# YOUR OBJECTIVE
Retype each line of the material exactly, please, skipping any picture in it.

# COLLECTED MATERIAL
--------------------------------
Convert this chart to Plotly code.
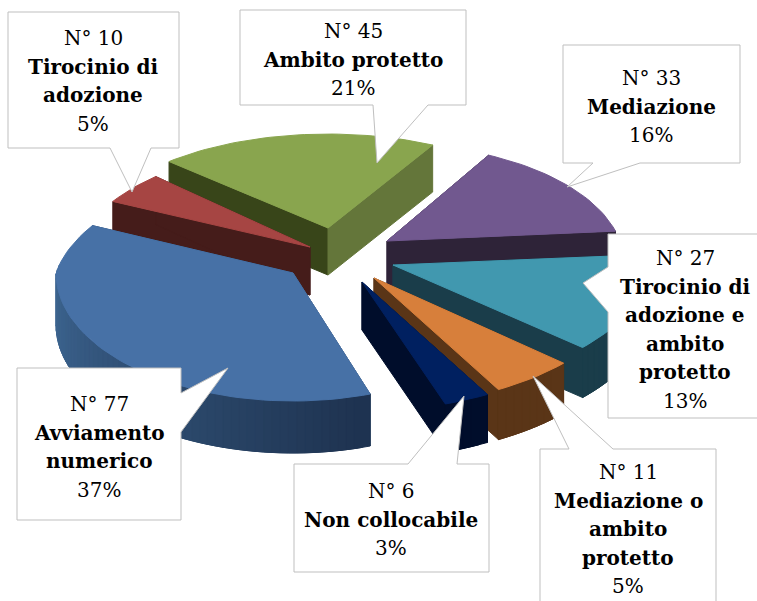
import math
import plotly.graph_objects as go

# ---- data (clockwise from the lower right) ----
categories = ["Avviamento numerico", "Tirocinio di adozione", "Ambito protetto", "Mediazione",
              "Tirocinio di adozione e ambito protetto", "Mediazione o ambito protetto", "Non collocabile"]
counts = [77, 10, 45, 33, 27, 11, 6]
percent_labels = ["37%", "5%", "21%", "16%", "13%", "5%", "3%"]

# ---- styling ----
top_colors = ["#4771a6", "#a64543", "#89a54e", "#71588f", "#4198af", "#d77f3b", "#002060"]
cut_start_colors = ["#2e4a6e", "#451c1a", "#384519", "#2e2338", "#1a3d4a", "#5a3517", "#000d2b"]
cut_end_colors = ["#2e4a6e", "#451c1a", "#64763a", "#2e2338", "#1a3d4a", "#5a3517", "#000d2b"]
wall_from = ["#1e3350", "#451c1a", "#64763a", "#2e2338", "#1a3d4a", "#5a3517", "#000d2b"]
wall_to = ["#3f6894", "#451c1a", "#64763a", "#2e2338", "#1a3d4a", "#5a3517", "#000d2b"]

# ---- 3D pie geometry (exploded wedge apex, in picture pixels) ----
START_ANGLE = 71.0
FAR_SIDE_SHRINK = 0.19          # the far half of the pie is foreshortened
apex_x = [293, 310, 328, 387, 393, 374, 362]
apex_y = [273, 247, 228, 241, 265, 278, 282]
radius_x = [237, 233, 240, 233, 254, 254, 256]
radius_y = [128, 123, 116, 120, 124, 128, 129]
depth = [52, 48, 47, 48, 50, 50, 48]
start_nudge = [0, 0, 0, 3, 0, 0, 0]
end_nudge = [0, 0, 3, 0, 0, 0, 0]
draw_order = [2, 3, 1, 4, 0, 5, 6]

# ---- callouts: outline, text lines ----
outlines = [
    [(17, 368), (181, 368), (181, 393), (228, 368), (181, 432), (181, 520), (17, 520)],
    [(8, 12), (179, 12), (179, 148), (151, 148), (132, 192), (110, 148), (8, 148)],
    [(240, 10), (466, 10), (466, 105), (428, 105), (377, 163), (373, 105), (240, 105)],
    [(563, 45), (740, 45), (740, 163), (640, 163), (567, 187), (593, 163), (563, 163)],
    [(608, 234), (760, 234), (760, 418), (608, 418), (608, 312), (583, 283), (608, 267)],
    [(540, 449), (569, 449), (533, 376), (613, 449), (716, 449), (716, 610), (540, 610)],
    [(294, 464), (408, 464), (464, 396), (457, 464), (489, 464), (489, 572), (294, 572)],
]
label_center_x = [99, 93, 353, 651, 685, 628, 391]
label_lines = [
    (["N° 77", "<b>Avviamento</b>", "<b>numerico</b>", percent_labels[0]], 404),
    (["N° 10", "<b>Tirocinio di</b>", "<b>adozione</b>", percent_labels[1]], 38),
    (["N° 45", "<b>Ambito protetto</b>", percent_labels[2]], 31),
    (["N° 33", "<b>Mediazione</b>", percent_labels[3]], 78),
    (["N° 27", "<b>Tirocinio di</b>", "<b>adozione e</b>", "<b>ambito</b>", "<b>protetto</b>", percent_labels[4]], 258),
    (["N° 11", "<b>Mediazione o</b>", "<b>ambito</b>", "<b>protetto</b>", percent_labels[5]], 472),
    (["N° 6", "<b>Non collocabile</b>", percent_labels[6]], 491),
]
LINE_PITCH = 28.6
FONT = "DejaVu Serif"
FONT_SIZE = 20


def mix(c1, c2, t):
    a = [int(c1[i:i + 2], 16) for i in (1, 3, 5)]
    b = [int(c2[i:i + 2], 16) for i in (1, 3, 5)]
    return "rgb({},{},{})".format(*[round(p + (q - p) * t) for p, q in zip(a, b)])


def add_poly(fig, xs, ys, color):
    fig.add_trace(go.Scatter(x=xs + xs[:1], y=ys + ys[:1], mode="lines", fill="toself",
                             fillcolor=color, line=dict(color=color, width=1),
                             hoverinfo="skip", showlegend=False))


fig = go.Figure()
total = sum(counts)
starts, a = [], START_ANGLE
for c in counts:
    starts.append(a)
    a += 360.0 * c / total

for i in draw_order:
    a0 = starts[i] + start_nudge[i]
    a1 = starts[i] + 360.0 * counts[i] / total + end_nudge[i]
    cx, cy, rx, ry, d = apex_x[i], apex_y[i], radius_x[i], radius_y[i], depth[i]
    n = max(4, int((a1 - a0) / 2))
    angs = [a0 + (a1 - a0) * k / n for k in range(n + 1)]
    scale = [1 + FAR_SIDE_SHRINK * min(0.0, math.sin(math.radians(t))) for t in angs]
    px = [cx + rx * s * math.cos(math.radians(t)) for t, s in zip(angs, scale)]
    py = [cy + ry * s * math.sin(math.radians(t)) for t, s in zip(angs, scale)]
    # cut faces
    add_poly(fig, [cx, px[0], px[0], cx], [cy, py[0], py[0] + d, cy + d], cut_start_colors[i])
    add_poly(fig, [cx, px[-1], px[-1], cx], [cy, py[-1], py[-1] + d, cy + d], cut_end_colors[i])
    # outer wall, only where it faces the viewer; each strip overlaps the next one
    for k in range(n - 1, -1, -1):
        mid = (angs[k] + angs[k + 1]) / 2
        if math.sin(math.radians(mid)) > -0.02:
            t = min(1.0, max(0.0, (mid - START_ANGLE) / 110.0))
            e = min(k + 2, n)
            add_poly(fig, [px[k], px[e], px[e], px[k]],
                     [py[k], py[e], py[e] + d, py[k] + d],
                     mix(wall_from[i], wall_to[i], t))
    # top face
    add_poly(fig, [cx] + px, [cy] + py, top_colors[i])

shapes = []
for outline in outlines:
    path = "M " + " L ".join(f"{x},{y}" for x, y in outline) + " Z"
    shapes.append(dict(type="path", path=path, fillcolor="white",
                       line=dict(color="#bfbfbf", width=1), layer="above"))

annotations = []
for (lines, y0), x0 in zip(label_lines, label_center_x):
    for j, line in enumerate(lines):
        annotations.append(dict(x=x0, y=y0 + j * LINE_PITCH, text=line, showarrow=False,
                                xanchor="center", yanchor="middle",
                                font=dict(family=FONT, size=FONT_SIZE, color="black")))

fig.update_layout(
    width=757, height=601, autosize=False, margin=dict(l=0, r=0, t=0, b=0),
    paper_bgcolor="white", plot_bgcolor="white", showlegend=False,
    xaxis=dict(range=[0, 757], visible=False, fixedrange=True),
    yaxis=dict(range=[601, 0], visible=False, fixedrange=True),
    shapes=shapes, annotations=annotations,
)
fig.write_html("out.html", config=dict(displayModeBar=False),
               post_script="document.body.style.margin='0';document.body.style.overflow='hidden';")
--------------------------------
# TASK OUTPUT
Convert this chart to Plotly code.
import math
import plotly.graph_objects as go

# ---- data (clockwise from the lower right) ----
categories = ["Avviamento numerico", "Tirocinio di adozione", "Ambito protetto", "Mediazione",
              "Tirocinio di adozione e ambito protetto", "Mediazione o ambito protetto", "Non collocabile"]
counts = [77, 10, 45, 33, 27, 11, 6]
percent_labels = ["37%", "5%", "21%", "16%", "13%", "5%", "3%"]

# ---- styling ----
top_colors = ["#4771a6", "#a64543", "#89a54e", "#71588f", "#4198af", "#d77f3b", "#002060"]
cut_start_colors = ["#2e4a6e", "#451c1a", "#384519", "#2e2338", "#1a3d4a", "#5a3517", "#000d2b"]
cut_end_colors = ["#2e4a6e", "#451c1a", "#64763a", "#2e2338", "#1a3d4a", "#5a3517", "#000d2b"]
wall_from = ["#1e3350", "#451c1a", "#64763a", "#2e2338", "#1a3d4a", "#5a3517", "#000d2b"]
wall_to = ["#3f6894", "#451c1a", "#64763a", "#2e2338", "#1a3d4a", "#5a3517", "#000d2b"]

# ---- 3D pie geometry (exploded wedge apex, in picture pixels) ----
START_ANGLE = 71.0
FAR_SIDE_SHRINK = 0.19          # the far half of the pie is foreshortened
apex_x = [293, 310, 328, 387, 393, 374, 362]
apex_y = [273, 247, 228, 241, 265, 278, 282]
radius_x = [237, 233, 240, 233, 254, 254, 256]
radius_y = [128, 123, 116, 120, 124, 128, 129]
depth = [52, 48, 47, 48, 50, 50, 48]
start_nudge = [0, 0, 0, 3, 0, 0, 0]
end_nudge = [0, 0, 3, 0, 0, 0, 0]
draw_order = [2, 3, 1, 4, 0, 5, 6]

# ---- callouts: outline, text lines ----
outlines = [
    [(17, 368), (181, 368), (181, 393), (228, 368), (181, 432), (181, 520), (17, 520)],
    [(8, 12), (179, 12), (179, 148), (151, 148), (132, 192), (110, 148), (8, 148)],
    [(240, 10), (466, 10), (466, 105), (428, 105), (377, 163), (373, 105), (240, 105)],
    [(563, 45), (740, 45), (740, 163), (640, 163), (567, 187), (593, 163), (563, 163)],
    [(608, 234), (760, 234), (760, 418), (608, 418), (608, 312), (583, 283), (608, 267)],
    [(540, 449), (569, 449), (533, 376), (613, 449), (716, 449), (716, 610), (540, 610)],
    [(294, 464), (408, 464), (464, 396), (457, 464), (489, 464), (489, 572), (294, 572)],
]
label_center_x = [99, 93, 353, 651, 685, 628, 391]
label_lines = [
    (["N° 77", "<b>Avviamento</b>", "<b>numerico</b>", percent_labels[0]], 404),
    (["N° 10", "<b>Tirocinio di</b>", "<b>adozione</b>", percent_labels[1]], 38),
    (["N° 45", "<b>Ambito protetto</b>", percent_labels[2]], 31),
    (["N° 33", "<b>Mediazione</b>", percent_labels[3]], 78),
    (["N° 27", "<b>Tirocinio di</b>", "<b>adozione e</b>", "<b>ambito</b>", "<b>protetto</b>", percent_labels[4]], 258),
    (["N° 11", "<b>Mediazione o</b>", "<b>ambito</b>", "<b>protetto</b>", percent_labels[5]], 472),
    (["N° 6", "<b>Non collocabile</b>", percent_labels[6]], 491),
]
LINE_PITCH = 28.6
FONT = "DejaVu Serif"
FONT_SIZE = 20


def mix(c1, c2, t):
    a = [int(c1[i:i + 2], 16) for i in (1, 3, 5)]
    b = [int(c2[i:i + 2], 16) for i in (1, 3, 5)]
    return "rgb({},{},{})".format(*[round(p + (q - p) * t) for p, q in zip(a, b)])


def add_poly(fig, xs, ys, color):
    fig.add_trace(go.Scatter(x=xs + xs[:1], y=ys + ys[:1], mode="lines", fill="toself",
                             fillcolor=color, line=dict(color=color, width=1),
                             hoverinfo="skip", showlegend=False))


fig = go.Figure()
total = sum(counts)
starts, a = [], START_ANGLE
for c in counts:
    starts.append(a)
    a += 360.0 * c / total

for i in draw_order:
    a0 = starts[i] + start_nudge[i]
    a1 = starts[i] + 360.0 * counts[i] / total + end_nudge[i]
    cx, cy, rx, ry, d = apex_x[i], apex_y[i], radius_x[i], radius_y[i], depth[i]
    n = max(4, int((a1 - a0) / 2))
    angs = [a0 + (a1 - a0) * k / n for k in range(n + 1)]
    scale = [1 + FAR_SIDE_SHRINK * min(0.0, math.sin(math.radians(t))) for t in angs]
    px = [cx + rx * s * math.cos(math.radians(t)) for t, s in zip(angs, scale)]
    py = [cy + ry * s * math.sin(math.radians(t)) for t, s in zip(angs, scale)]
    # cut faces
    add_poly(fig, [cx, px[0], px[0], cx], [cy, py[0], py[0] + d, cy + d], cut_start_colors[i])
    add_poly(fig, [cx, px[-1], px[-1], cx], [cy, py[-1], py[-1] + d, cy + d], cut_end_colors[i])
    # outer wall, only where it faces the viewer; each strip overlaps the next one
    for k in range(n - 1, -1, -1):
        mid = (angs[k] + angs[k + 1]) / 2
        if math.sin(math.radians(mid)) > -0.02:
            t = min(1.0, max(0.0, (mid - START_ANGLE) / 110.0))
            e = min(k + 2, n)
            add_poly(fig, [px[k], px[e], px[e], px[k]],
                     [py[k], py[e], py[e] + d, py[k] + d],
                     mix(wall_from[i], wall_to[i], t))
    # top face
    add_poly(fig, [cx] + px, [cy] + py, top_colors[i])

shapes = []
for outline in outlines:
    path = "M " + " L ".join(f"{x},{y}" for x, y in outline) + " Z"
    shapes.append(dict(type="path", path=path, fillcolor="white",
                       line=dict(color="#bfbfbf", width=1), layer="above"))

annotations = []
for (lines, y0), x0 in zip(label_lines, label_center_x):
    for j, line in enumerate(lines):
        annotations.append(dict(x=x0, y=y0 + j * LINE_PITCH, text=line, showarrow=False,
                                xanchor="center", yanchor="middle",
                                font=dict(family=FONT, size=FONT_SIZE, color="black")))

fig.update_layout(
    width=757, height=601, autosize=False, margin=dict(l=0, r=0, t=0, b=0),
    paper_bgcolor="white", plot_bgcolor="white", showlegend=False,
    xaxis=dict(range=[0, 757], visible=False, fixedrange=True),
    yaxis=dict(range=[601, 0], visible=False, fixedrange=True),
    shapes=shapes, annotations=annotations,
)
fig.write_html("out.html", config=dict(displayModeBar=False),
               post_script="document.body.style.margin='0';document.body.style.overflow='hidden';")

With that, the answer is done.